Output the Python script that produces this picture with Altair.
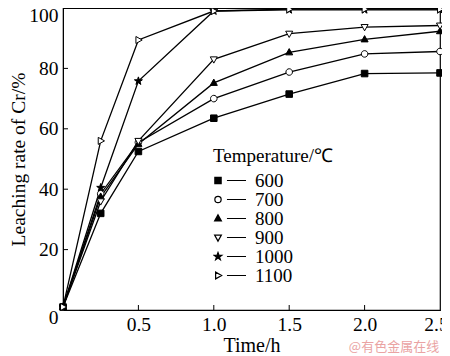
import math
import altair as alt
import pandas as pd

times = [0, 0.25, 0.5, 1.0, 1.5, 2.0, 2.5]
temps = ["600", "700", "800", "900", "1000", "1100"]
r600 = [1, 32, 52.5, 63.5, 71.5, 78.3, 78.5]
r700 = [1, 38.5, 55.5, 70, 78.8, 84.8, 85.6]
r800 = [1, 37.5, 55, 75.2, 85.3, 89.6, 92.3]
r900 = [1, 36, 56, 83, 91.5, 93.7, 94.2]
r1000 = [1, 40.5, 75.8, 99, 99.4, 99.4, 99.4]
r1100 = [1, 56, 89.4, 99, 99.6, 99.6, 99.6]
series = [r600, r700, r800, r900, r1000, r1100]
fills = ["black", "white", "black", "white", "black", "white"]
strokes = ["black"] * 6
x_ticks = [0.5, 1.0, 1.5, 2.0]
y_ticks = [20, 40, 60, 80]

rows = []
for t, vals in zip(temps, series):
    for x, y in zip(times, vals):
        rows.append({"Time": x, "Rate": y, "Temperature": t})
df = pd.DataFrame(rows)


def f(v):
    return f"{v:.3f}"


def marker_path(kind, cx, s):
    if kind == "square":
        h = 0.82 * s
        return f"M{f(cx-h)},{f(-h)}L{f(cx+h)},{f(-h)}L{f(cx+h)},{f(h)}L{f(cx-h)},{f(h)}Z"
    if kind == "circle":
        r = 0.82 * s
        return (f"M{f(cx+r)},0A{f(r)},{f(r)} 0 1,1 {f(cx-r)},0"
                f"A{f(r)},{f(r)} 0 1,1 {f(cx+r)},0Z")
    if kind == "up":
        return f"M{f(cx)},{f(-0.95*s)}L{f(cx+0.88*s)},{f(0.62*s)}L{f(cx-0.88*s)},{f(0.62*s)}Z"
    if kind == "down":
        return f"M{f(cx)},{f(0.95*s)}L{f(cx+0.88*s)},{f(-0.62*s)}L{f(cx-0.88*s)},{f(-0.62*s)}Z"
    if kind == "star":
        pts = []
        for i in range(10):
            ang = -math.pi / 2 + i * math.pi / 5
            rr = 1.05 * s if i % 2 == 0 else 0.42 * s
            pts.append((cx + rr * math.cos(ang), rr * math.sin(ang)))
        return "M" + "L".join(f"{f(px)},{f(py)}" for px, py in pts) + "Z"
    if kind == "right":
        return f"M{f(cx+0.95*s)},0L{f(cx-0.62*s)},{f(-0.88*s)}L{f(cx-0.62*s)},{f(0.88*s)}Z"


kinds = ["square", "circle", "up", "down", "star", "right"]
data_shapes = [marker_path(k, 0, 1) for k in kinds]
legend_shapes = [marker_path(k, -0.75, 0.24) + "M-0.19,0L1,0" for k in kinds]

W, H = 377, 302
serif = "Liberation Serif, Times New Roman, Times, serif"

x_scale = alt.Scale(domain=[0, 2.5], nice=False)
y_scale = alt.Scale(domain=[0, 100], nice=False)

base = alt.Chart(df)

lines = base.mark_line(color="black", strokeWidth=1.3).encode(
    x=alt.X("Time:Q", scale=x_scale,
            axis=alt.Axis(title="Time/h", values=[0.5, 1.0, 1.5, 2.0, 2.5], format=".1f",
                          ticks=False, grid=False, labelFont=serif, labelFontSize=19.5,
                          titleFont=serif, titleFontSize=20, titleFontWeight="normal",
                          labelColor="black", titleColor="black", domainColor="black",
                          labelPadding=5, titlePadding=2, labelFlush=False,
                          labelOffset=alt.ExprRef("datum.value == 2.5 ? -4 : 0"))),
    y=alt.Y("Rate:Q", scale=y_scale,
            axis=alt.Axis(title="Leaching rate of Cr/%", values=[0, 20, 40, 60, 80, 100],
                          ticks=False, grid=False, labelFont=serif, labelFontSize=19.5,
                          titleFont=serif, titleFontSize=19.5, titleFontWeight="normal",
                          labelColor="black", titleColor="black", domainColor="black",
                          labelPadding=5, titlePadding=0, labelFlush=False,
                          labelOffset=alt.ExprRef("datum.value == 0 ? 7 : (datum.value == 100 ? 7 : 0)"))),
    detail="Temperature:N",
)

points = base.mark_point(stroke="black", strokeWidth=1, opacity=1, filled=False, size=64).encode(
    x=alt.X("Time:Q", scale=x_scale),
    y=alt.Y("Rate:Q", scale=y_scale),
    shape=alt.Shape("Temperature:N", scale=alt.Scale(domain=temps, range=data_shapes), legend=None),
    fill=alt.Fill("Temperature:N", scale=alt.Scale(domain=temps, range=fills), legend=None),
)

leg_kw = dict(title="Temperature/℃", orient="none", legendX=150, legendY=139,
              titleFont=serif, titleFontSize=19, titleFontWeight="normal",
              titleColor="black", labelFont=serif, labelFontSize=19,
              labelColor="black", symbolSize=1024, symbolStrokeColor="black",
              symbolStrokeWidth=1.2, symbolOpacity=1, labelOffset=8, rowPadding=-2,
              clipHeight=17, padding=0, titlePadding=6)

legend_layer = base.transform_filter("false").mark_point(
    strokeWidth=1.2, opacity=1, filled=False, size=1024
).encode(
    x=alt.X("Time:Q", scale=x_scale),
    y=alt.Y("Rate:Q", scale=y_scale),
    shape=alt.Shape("Temperature:N", scale=alt.Scale(domain=temps, range=legend_shapes),
                    legend=alt.Legend(**leg_kw)),
    fill=alt.Fill("Temperature:N", scale=alt.Scale(domain=temps, range=fills),
                  legend=alt.Legend(**leg_kw)),
    stroke=alt.Stroke("Temperature:N", scale=alt.Scale(domain=temps, range=strokes),
                      legend=alt.Legend(**leg_kw)),
)

xt = alt.Chart(pd.DataFrame({"t": x_ticks})).mark_rule(color="black", strokeWidth=1).encode(
    x=alt.X("t:Q", scale=x_scale), y=alt.value(H), y2=alt.value(H - 5))
yt = alt.Chart(pd.DataFrame({"t": y_ticks})).mark_rule(color="black", strokeWidth=1).encode(
    y=alt.Y("t:Q", scale=y_scale), x=alt.value(0), x2=alt.value(5))

wm = alt.Chart(pd.DataFrame({"w": ["@有色金属在线"]})).mark_text(
    font="Noto Sans CJK SC", fontSize=13, color="#eaa3a3", align="center", baseline="middle"
).encode(text="w:N", x=alt.value(331), y=alt.value(339))

chart = alt.layer(lines, points, legend_layer, xt, yt, wm).resolve_scale(
    shape="independent", fill="independent", stroke="independent"
).properties(
    width=W, height=H,
    autosize=alt.AutoSizeParams(type="none"),
    padding={"left": 55, "top": 0, "right": 2, "bottom": 46},
).configure_view(stroke="black", strokeWidth=1.2)

chart.save("out.html", embed_options={"renderer": "svg", "actions": False})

* Stated problem:
Copy out the data above exactly, except the pictures.

* Written reply:
Output the Python script that produces this picture with Altair.
import math
import altair as alt
import pandas as pd

times = [0, 0.25, 0.5, 1.0, 1.5, 2.0, 2.5]
temps = ["600", "700", "800", "900", "1000", "1100"]
r600 = [1, 32, 52.5, 63.5, 71.5, 78.3, 78.5]
r700 = [1, 38.5, 55.5, 70, 78.8, 84.8, 85.6]
r800 = [1, 37.5, 55, 75.2, 85.3, 89.6, 92.3]
r900 = [1, 36, 56, 83, 91.5, 93.7, 94.2]
r1000 = [1, 40.5, 75.8, 99, 99.4, 99.4, 99.4]
r1100 = [1, 56, 89.4, 99, 99.6, 99.6, 99.6]
series = [r600, r700, r800, r900, r1000, r1100]
fills = ["black", "white", "black", "white", "black", "white"]
strokes = ["black"] * 6
x_ticks = [0.5, 1.0, 1.5, 2.0]
y_ticks = [20, 40, 60, 80]

rows = []
for t, vals in zip(temps, series):
    for x, y in zip(times, vals):
        rows.append({"Time": x, "Rate": y, "Temperature": t})
df = pd.DataFrame(rows)


def f(v):
    return f"{v:.3f}"


def marker_path(kind, cx, s):
    if kind == "square":
        h = 0.82 * s
        return f"M{f(cx-h)},{f(-h)}L{f(cx+h)},{f(-h)}L{f(cx+h)},{f(h)}L{f(cx-h)},{f(h)}Z"
    if kind == "circle":
        r = 0.82 * s
        return (f"M{f(cx+r)},0A{f(r)},{f(r)} 0 1,1 {f(cx-r)},0"
                f"A{f(r)},{f(r)} 0 1,1 {f(cx+r)},0Z")
    if kind == "up":
        return f"M{f(cx)},{f(-0.95*s)}L{f(cx+0.88*s)},{f(0.62*s)}L{f(cx-0.88*s)},{f(0.62*s)}Z"
    if kind == "down":
        return f"M{f(cx)},{f(0.95*s)}L{f(cx+0.88*s)},{f(-0.62*s)}L{f(cx-0.88*s)},{f(-0.62*s)}Z"
    if kind == "star":
        pts = []
        for i in range(10):
            ang = -math.pi / 2 + i * math.pi / 5
            rr = 1.05 * s if i % 2 == 0 else 0.42 * s
            pts.append((cx + rr * math.cos(ang), rr * math.sin(ang)))
        return "M" + "L".join(f"{f(px)},{f(py)}" for px, py in pts) + "Z"
    if kind == "right":
        return f"M{f(cx+0.95*s)},0L{f(cx-0.62*s)},{f(-0.88*s)}L{f(cx-0.62*s)},{f(0.88*s)}Z"


kinds = ["square", "circle", "up", "down", "star", "right"]
data_shapes = [marker_path(k, 0, 1) for k in kinds]
legend_shapes = [marker_path(k, -0.75, 0.24) + "M-0.19,0L1,0" for k in kinds]

W, H = 377, 302
serif = "Liberation Serif, Times New Roman, Times, serif"

x_scale = alt.Scale(domain=[0, 2.5], nice=False)
y_scale = alt.Scale(domain=[0, 100], nice=False)

base = alt.Chart(df)

lines = base.mark_line(color="black", strokeWidth=1.3).encode(
    x=alt.X("Time:Q", scale=x_scale,
            axis=alt.Axis(title="Time/h", values=[0.5, 1.0, 1.5, 2.0, 2.5], format=".1f",
                          ticks=False, grid=False, labelFont=serif, labelFontSize=19.5,
                          titleFont=serif, titleFontSize=20, titleFontWeight="normal",
                          labelColor="black", titleColor="black", domainColor="black",
                          labelPadding=5, titlePadding=2, labelFlush=False,
                          labelOffset=alt.ExprRef("datum.value == 2.5 ? -4 : 0"))),
    y=alt.Y("Rate:Q", scale=y_scale,
            axis=alt.Axis(title="Leaching rate of Cr/%", values=[0, 20, 40, 60, 80, 100],
                          ticks=False, grid=False, labelFont=serif, labelFontSize=19.5,
                          titleFont=serif, titleFontSize=19.5, titleFontWeight="normal",
                          labelColor="black", titleColor="black", domainColor="black",
                          labelPadding=5, titlePadding=0, labelFlush=False,
                          labelOffset=alt.ExprRef("datum.value == 0 ? 7 : (datum.value == 100 ? 7 : 0)"))),
    detail="Temperature:N",
)

points = base.mark_point(stroke="black", strokeWidth=1, opacity=1, filled=False, size=64).encode(
    x=alt.X("Time:Q", scale=x_scale),
    y=alt.Y("Rate:Q", scale=y_scale),
    shape=alt.Shape("Temperature:N", scale=alt.Scale(domain=temps, range=data_shapes), legend=None),
    fill=alt.Fill("Temperature:N", scale=alt.Scale(domain=temps, range=fills), legend=None),
)

leg_kw = dict(title="Temperature/℃", orient="none", legendX=150, legendY=139,
              titleFont=serif, titleFontSize=19, titleFontWeight="normal",
              titleColor="black", labelFont=serif, labelFontSize=19,
              labelColor="black", symbolSize=1024, symbolStrokeColor="black",
              symbolStrokeWidth=1.2, symbolOpacity=1, labelOffset=8, rowPadding=-2,
              clipHeight=17, padding=0, titlePadding=6)

legend_layer = base.transform_filter("false").mark_point(
    strokeWidth=1.2, opacity=1, filled=False, size=1024
).encode(
    x=alt.X("Time:Q", scale=x_scale),
    y=alt.Y("Rate:Q", scale=y_scale),
    shape=alt.Shape("Temperature:N", scale=alt.Scale(domain=temps, range=legend_shapes),
                    legend=alt.Legend(**leg_kw)),
    fill=alt.Fill("Temperature:N", scale=alt.Scale(domain=temps, range=fills),
                  legend=alt.Legend(**leg_kw)),
    stroke=alt.Stroke("Temperature:N", scale=alt.Scale(domain=temps, range=strokes),
                      legend=alt.Legend(**leg_kw)),
)

xt = alt.Chart(pd.DataFrame({"t": x_ticks})).mark_rule(color="black", strokeWidth=1).encode(
    x=alt.X("t:Q", scale=x_scale), y=alt.value(H), y2=alt.value(H - 5))
yt = alt.Chart(pd.DataFrame({"t": y_ticks})).mark_rule(color="black", strokeWidth=1).encode(
    y=alt.Y("t:Q", scale=y_scale), x=alt.value(0), x2=alt.value(5))

wm = alt.Chart(pd.DataFrame({"w": ["@有色金属在线"]})).mark_text(
    font="Noto Sans CJK SC", fontSize=13, color="#eaa3a3", align="center", baseline="middle"
).encode(text="w:N", x=alt.value(331), y=alt.value(339))

chart = alt.layer(lines, points, legend_layer, xt, yt, wm).resolve_scale(
    shape="independent", fill="independent", stroke="independent"
).properties(
    width=W, height=H,
    autosize=alt.AutoSizeParams(type="none"),
    padding={"left": 55, "top": 0, "right": 2, "bottom": 46},
).configure_view(stroke="black", strokeWidth=1.2)

chart.save("out.html", embed_options={"renderer": "svg", "actions": False})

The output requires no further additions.